New Lower Bound and Algorithms for Online Geometric Hitting Set Problem

The hitting set problem is one of the fundamental problems in combinatorial optimization and is well-studied in offline setup. We consider the online hitting set problem, where only the set of points is known in advance, and objects are introduced one by one. Our objective is to maintain a minimum-sized hitting set by making irrevocable decisions. Here, we present the study of two variants of the online hitting set problem depending on the point set.
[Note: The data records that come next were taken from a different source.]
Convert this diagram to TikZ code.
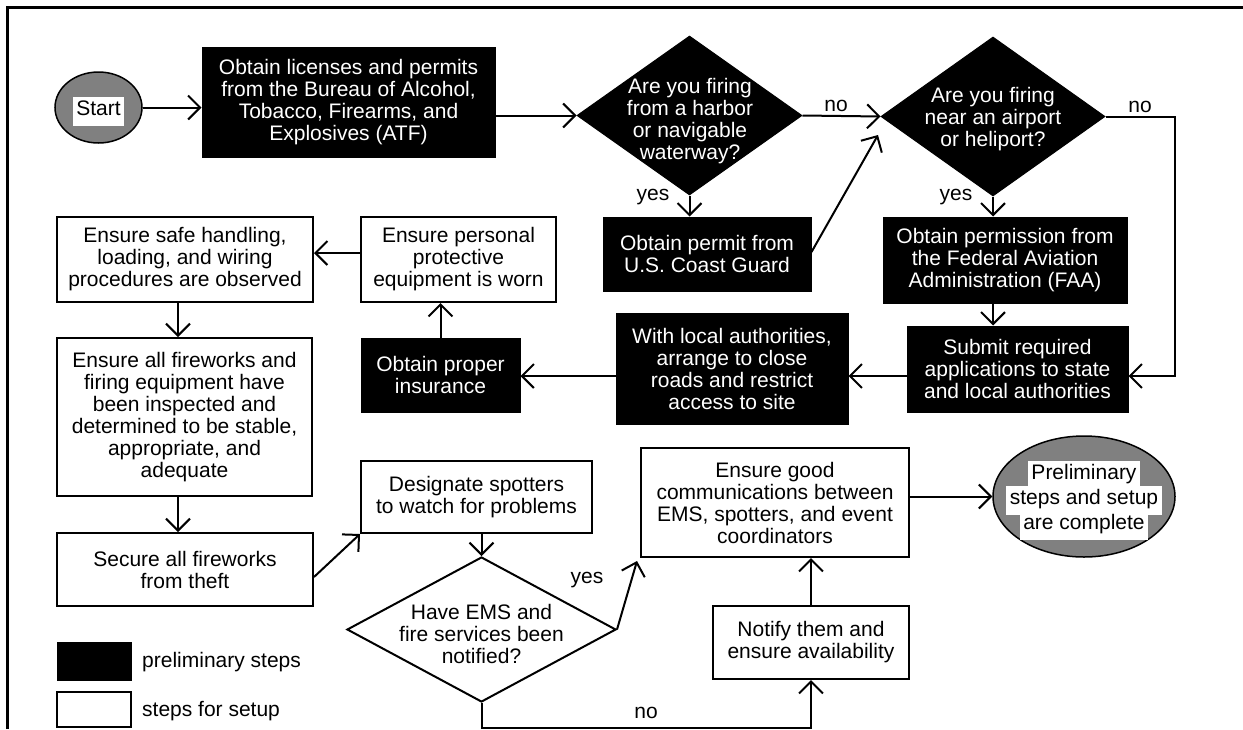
\documentclass[tikz,border=0pt]{standalone}
\usepackage{fontspec}
\setmainfont{Liberation Sans}
\usetikzlibrary{arrows.meta,shapes.geometric,calc}
\newcommand\nodefont{\fontsize{21}{22}\selectfont}
\newcommand\hl[1]{{\setlength{\fboxsep}{3.5pt}\colorbox{white}{\strut #1}}}
\tikzset{
 pbox/.style={rectangle, draw=black, fill=black, text=white, line width=1pt, inner sep=0pt, align=center, font=\nodefont},
 sbox/.style={rectangle, draw=black, fill=white, line width=2pt, inner sep=0pt, align=center, font=\nodefont},
 pdia/.style={diamond, draw=black, fill=black, inner sep=0pt, line width=1pt},
 sdia/.style={diamond, draw=black, fill=white, inner sep=0pt, line width=2pt},
 term/.style={ellipse, draw=black, fill=black!50, line width=1.5pt, inner sep=0pt},
 halo/.style={inner sep=0pt, align=center, font=\fontsize{21}{22}\selectfont},
 dtext/.style={align=center, font=\nodefont, inner sep=0pt},
 lbl/.style={font=\nodefont, inner sep=0pt},
 conn/.style={line width=2pt, -{Straight Barb[length=12pt,width=24pt,line width=2pt]}},
}
\begin{document}
\begin{tikzpicture}[x=1pt,y=-1pt]
\useasboundingbox (0,0) rectangle (1243,729);
\fill[white] (0,0) rectangle (1243,729);
\draw[line width=3pt] (7,729) -- (7,7) -- (1243,7);

% terminals
\node[term, minimum width=87pt, minimum height=71pt] (start) at (98.5,107.5) {};
\node[halo] (startt) at ($(start.center)+(0,3.5)$) {\hl{Start}};
\node[term, minimum width=182pt, minimum height=121pt] (end) at (1084,496.5) {};
\node[halo] (endt) at ($(end.center)+(0,3.5)$) {\hl{Preliminary}\\[-5pt]\hl{steps and setup}\\[-5pt]\hl{are complete}};

% preliminary steps
\node[pbox, minimum width=293pt, minimum height=110pt] (b1) at (348.5,102) {Obtain licenses and permits\\from the Bureau of Alcohol,\\Tobacco, Firearms, and\\Explosives (ATF)};
\node[pdia, minimum width=225pt, minimum height=159pt] (d1) at (689.5,115.5) {};
\node[dtext, text=white] (d1t) at (690,121) {Are you firing\\from a harbor\\or navigable\\waterway?};
\node[pdia, minimum width=224pt, minimum height=159pt] (d2) at (993,116.5) {};
\node[dtext, text=white] (d2t) at (993,119) {Are you firing\\near an airport\\or heliport?};
\node[pbox, minimum width=208pt, minimum height=74pt] (cg) at (707,254) {Obtain permit from\\U.S. Coast Guard};
\node[pbox, minimum width=244pt, minimum height=86pt] (faa) at (1005,260) {Obtain permission from\\the Federal Aviation\\Administration (FAA)};
\node[pbox, minimum width=221pt, minimum height=86pt] (sub) at (1017.5,369) {Submit required\\applications to state\\and local authorities};
\node[pbox, minimum width=232pt, minimum height=111pt] (wl) at (732,368.5) {With local authorities,\\arrange to close\\roads and restrict\\access to site};
\node[pbox, minimum width=159pt, minimum height=74pt] (ins) at (440.5,375) {Obtain proper\\insurance};

% setup steps
\node[sbox, minimum width=195pt, minimum height=85pt] (pers) at (458.5,259.5) {Ensure personal\\protective\\equipment is worn};
\node[sbox, minimum width=256pt, minimum height=85pt] (safe) at (185,259.5) {Ensure safe handling,\\loading, and wiring\\procedures are observed};
\node[sbox, minimum width=255pt, minimum height=158pt] (all) at (184.5,417) {Ensure all fireworks and\\firing equipment have\\been inspected and\\determined to be stable,\\appropriate, and\\adequate};
\node[sbox, minimum width=256pt, minimum height=73pt] (sec) at (185,569.5) {Secure all fireworks\\from theft};
\node[sbox, minimum width=231pt, minimum height=72pt] (des) at (476.5,497) {Designate spotters\\to watch for problems};
\node[sdia, minimum width=269pt, minimum height=145pt] (d3) at (481.5,629.5) {};
\node[dtext] (d3t) at (481.5,634) {Have EMS and\\fire services been\\notified?};
\node[sbox, minimum width=268pt, minimum height=109pt] (ems) at (775,502.5) {Ensure good\\communications between\\EMS, spotters, and event\\coordinators};
\node[sbox, minimum width=196pt, minimum height=73pt] (nt) at (811,642.5) {Notify them and\\ensure availability};

% legend
\node[pbox, minimum width=74pt, minimum height=38pt] (lgp) at (94,661) {};
\node[lbl, anchor=west] (lgpt) at (142,662) {preliminary steps};
\node[sbox, minimum width=74pt, minimum height=35pt] (lgs) at (94,709.5) {};
\node[lbl, anchor=west] (lgst) at (142,711) {steps for setup};

% labels
\node[lbl] (no1) at (836,106) {no};
\node[lbl] (yes1) at (653,197) {yes};
\node[lbl] (no2) at (1140,107) {no};
\node[lbl] (yes2) at (956,197) {yes};
\node[lbl] (yes3) at (587,580) {yes};
\node[lbl] (no3) at (646,713) {no};

% connectors
\coordinate (cgtip) at (878,135);
\coordinate (nr) at (1175,376);
\draw[conn] (start.east) -- (start.east -| b1.west);
\draw[conn] (d1.west -| b1.east) -- (d1.west);
\draw[conn] (d1.east) -- (d2.west);
\draw[conn] (d1.south) -- (d1.south |- cg.north);
\draw[conn] ($(cg.east)+(0,-2)$) -- (cgtip);
\draw[conn] (d2.east) -| (nr) -- (nr -| sub.east);
\draw[conn] (d2.south) -- (d2.south |- faa.north);
\draw[conn] (d2.south |- faa.south) -- (d2.south |- sub.north);
\draw[conn] (nr -| sub.west) -- (nr -| wl.east);
\draw[conn] (nr -| wl.west) -- (nr -| ins.east);
\draw[conn] (ins.north) -- (ins.north |- pers.south);
\draw[conn] ($(pers.west)+(0,-6.5)$) -- ($(safe.east)+(0,-6.5)$);
\draw[conn] ($(safe.south)+(-7,0)$) -- ($(all.north)+(-6.5,0)$);
\draw[conn] ($(all.south)+(-6.5,0)$) -- ($(sec.north)+(-7,0)$);
\draw[conn] ($(sec.east)+(0,7.5)$) -- (des.south west);
\draw[conn] (d3.north |- des.south) -- (d3.north);
\draw[conn] (d3.east) -- ($(ems.south west)+(-3,3)$);
\draw[conn] (d3.south) -- ++(0,25) -| (nt.south);
\draw[conn] (nt.north) -- (nt.north |- ems.south);
\draw[conn] (ems.east |- end.west) -- (end.west);
\end{tikzpicture}
\end{document}
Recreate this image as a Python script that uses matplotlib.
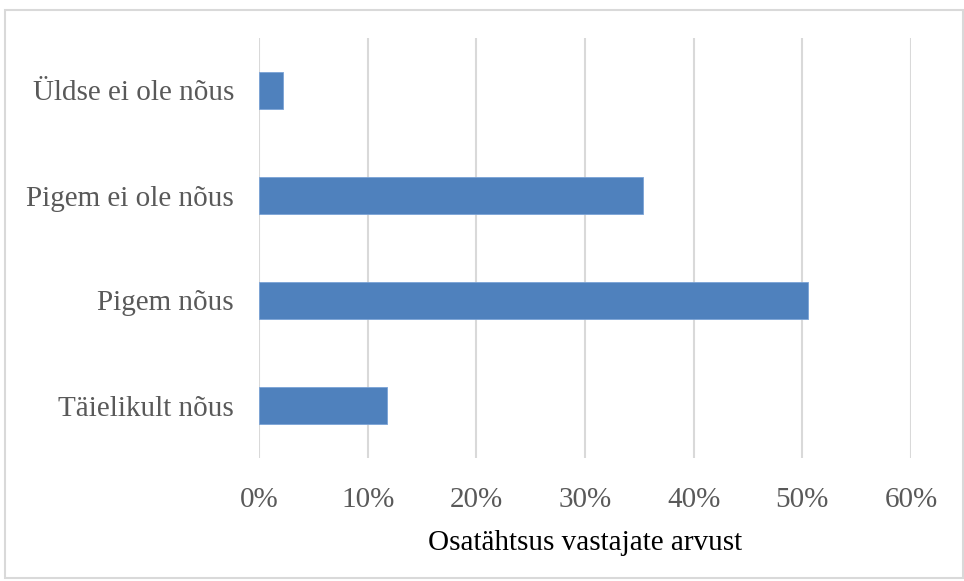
import matplotlib.pyplot as plt
from matplotlib.patches import Rectangle
from matplotlib.ticker import FuncFormatter

categories = ["Täielikult nõus", "Pigem nõus", "Pigem ei ole nõus", "Üldse ei ole nõus"]
shares = [0.118, 0.505, 0.353, 0.022]
xticks = [0, 0.1, 0.2, 0.3, 0.4, 0.5, 0.6]

plt.rcParams['font.family'] = ['Liberation Serif', 'DejaVu Serif']

fig = plt.figure(figsize=(9.64, 5.81), dpi=100)
ax = fig.add_axes([259/964, 1 - 458/581, (911 - 259)/964, 420/581])

ax.barh(range(len(categories)), shares, height=0.36, color='#4f81bd',
        edgecolor='#7aa3d6', linewidth=0.6, zorder=3)

ax.set_xlim(0, 0.6)
ax.set_ylim(-0.5, len(categories) - 0.5)
ax.set_xticks(xticks)
ax.xaxis.set_major_formatter(FuncFormatter(lambda v, p: f"{v*100:.0f}%"))
ax.set_yticks(range(len(categories)))
ax.set_yticklabels(categories)

ax.grid(axis='x', color='#d9d9d9', linewidth=1.5, zorder=0)
for s in ax.spines.values():
    s.set_visible(False)
ax.tick_params(axis='both', length=0, labelsize=21, colors='#595959')
ax.tick_params(axis='x', pad=21)
ax.tick_params(axis='y', pad=18)
ax.set_xlabel("Osatähtsus vastajate arvust", fontsize=21, color='black', labelpad=12)

fig.patches.append(Rectangle((5/964, 3/581), 958/964, 568/581, transform=fig.transFigure,
                             fill=False, edgecolor='#d9d9d9', linewidth=1.5))

fig.savefig("out.png", dpi=100)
In the first variant, we consider the point set to be the entire $\mathbb{Z}^d$, while in the second variant, we consider the point set to be a finite subset of $\mathbb{R}^2$. If you use points in $\mathbb{Z}^d$ to hit homothetic hypercubes in $\mathbb{R}^d$ with side lengths in $[1,M]$, we show that the competitive ratio of any algorithm is $\Omega(d\log M)$, whether it is deterministic or random. This improves the recently known deterministic lower bound of $\Omega(\log M)$ by a factor of $d$. Then, we present an almost tight randomized algorithm with a competitive ratio $O(d^2\log M)$ that significantly improves the best-known competitive ratio of $25^d\log M$. Next, we propose a simple deterministic ${\lfloor\frac{2}{\alpha}+2\rfloor^d}(\lfloor\log_{2}M\rfloor+1)$ competitive algorithm to hit similarly sized {$\alpha$-fat objects} in $\mathbb{R}^d$ having diameters in the range $[1, M]$ using points in $\mathbb{Z}^d$. This improves the current best-known upper bound by a factor of at least $5^d$. Finally, we consider the hitting set problem when the point set consists of $n$ points in $\mathbb{R}^2$, and the objects are homothetic regular $k$-gons having diameter in the range $[1, M]$. We present an $O(\log n\log M)$ competitive randomized algorithm for that. Whereas no result was known even for squares. In particular, our results answer some of the open questions raised by Khan et al. (SoCG'23) and Alefkhani et al. (WAOA'23).